Annual house price growth slows further to 1.1%: Nationwide
January sees a further monthly decline, with prices now 3.2% below August’s peak.

The start of 2023 saw a further slowing in annual house price growth to 1.1%, from 2.8% in December, according to the latest Nationwide house price index.
January also saw a further monthly price fall of 0.6%, which left prices 3.2% lower than their August peak.
Robert Gardner, Nationwide's chief economist, said: “There are some encouraging signs that mortgage rates are normalising, but it is too early to tell whether activity in the housing market has started to recover. The fall in house purchase approvals in December reported by the Bank of England largely reflects the sharp decline in mortgage applications following the mini-Budget.
“It will be hard for the market to regain much momentum in the near term as economic headwinds are set to remain strong, with real earnings likely to fall further and the labour market widely projected to weaken as the economy shrinks.
“As we highlighted in our recent affordability report, the biggest change in terms of housing affordability for potential buyers over the last year has been the rise in the cost of servicing the typical mortgage as a result of the increase in mortgage rates.
“Should recent reductions in mortgage rates continue, this should help improve the affordability position for potential buyers, albeit modestly, as will solid rates of income growth (wage growth is currently running at around 7% in the private sector), especially if combined with weak or negative house price growth.
“Nevertheless, the overall affordability situation looks set to remain challenging in the near term. Saving for a deposit is proving a struggle for many given the rising cost of living, especially those in the private rented sector where rents have been rising at their strongest pace on record (on data extending back to 2005 for England).
“High house prices relative to earnings mean deposit requirements remain a major challenge. Moreover, the Help To Buy Equity Loan scheme that helped those with a smaller deposit buy a new build property is due to end in March. However, the government’s mortgage guarantee scheme, which helps to secure the availability and lower the cost of higher loan-to-value mortgages, has been extended until the end of 2023."

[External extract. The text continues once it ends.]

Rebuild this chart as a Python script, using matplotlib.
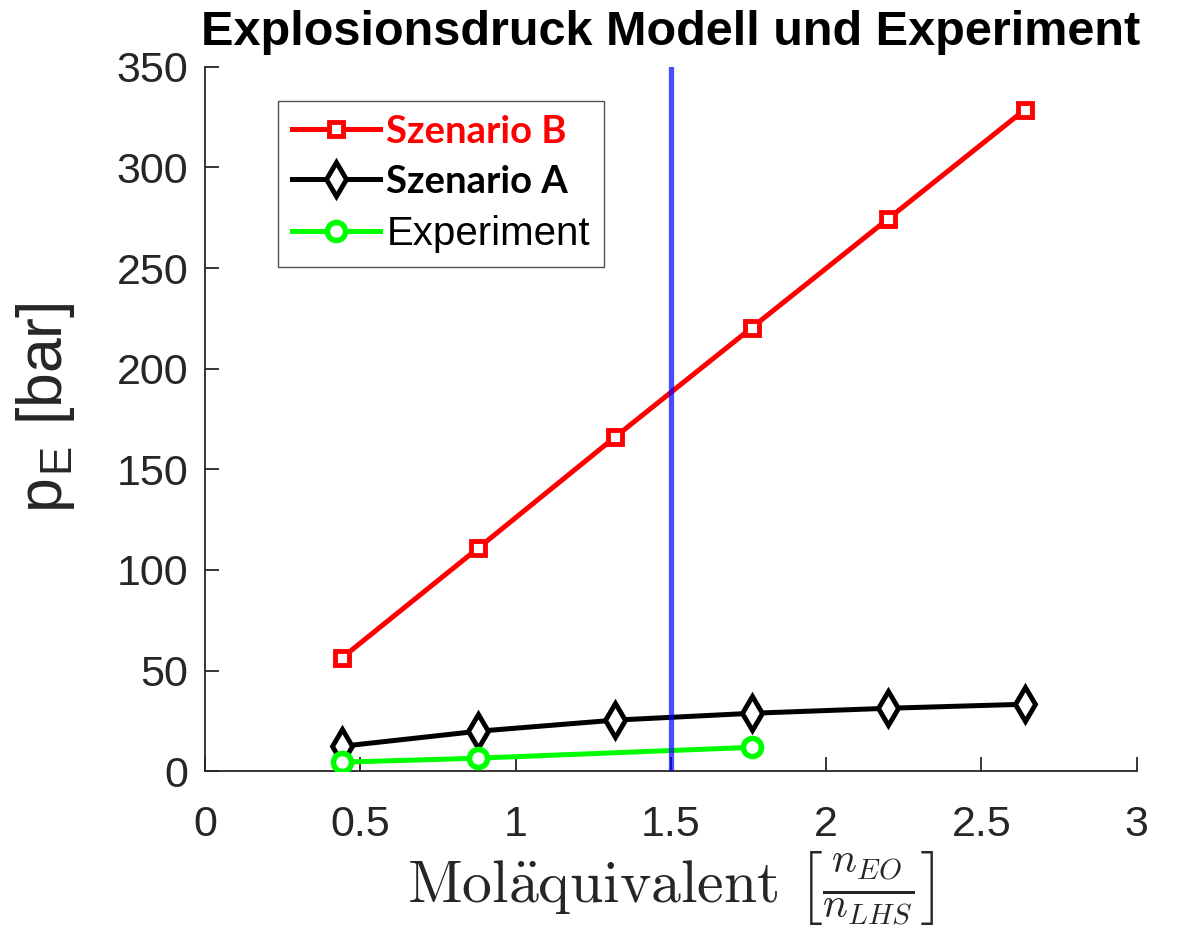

James Briggs, head of personal finance intermediary sales at Together, commented: “House prices fell again in January, dipping from 2.8% to 1.1% in a clear sign we’re edging closer to a recessionary market. Even with prices falling and possible opportunities for first-time buyers to snap up relatively cheaper deals, the looming Bank of England base rate decision this week could trigger further belt tightening in the short term.
“But that’s not to say overall activity will grind to a halt. Latest industry figures showing second charge lending increased year-on-year by 45.3% to £1.71 billion in 20221, in a sign that while new home moves may slow down, there is a clear rise in people using this route to raise capital and reinvest in their current homes by making improvements there, rather than moving on.
“In addition, for new buyers looking to take advantage of lower house prices, there are a number of different schemes available to explore, such as shared ownership and right-to-buy.”
Jeremy Leaf, north London estate agent and former RICS residential chairman, said: "It was inevitable that house prices would continue slowing after such a strong run for most of last year but these respected numbers don’t tell the full story from the high street.
"They reflect activity at the end of last year when business was slowing quite rapidly after the mini-Budget shock but was still being supported by stock shortages.
"The fizz has certainly left the market, leaving behind more serious needs-driven as opposed to discretionary buyers, coming to terms with more stable mortgage rates and greater balance between supply and demand.
"Looking forward, the outlook for house prices remains fairly steady with no expectation of any dramatic change."
Nicky Stevenson, managing director at national estate agent group Fine & Country, added: “Subdued buyer demand is the strongest factor dampening house price growth, though average prices remain higher than they were a year ago, and 12% higher than they were in January 2021.
“Although buyers have returned to the market in greater numbers since the shocks of the mini Budget last autumn, the Bank of England saw home loan approvals ease for the fourth consecutive month in December.
“A month without a base rate rise – when it finally comes – could be enough to produce a quick turnaround in home-buyer numbers.
“As the Bank of England weighs up whether to make a tenth successive hike in interest rates tomorrow, buyers will be hoping lenders have factored another rise into their products already. If mortgage rates remain stable, this could be enough to convince many people to resume their property search.”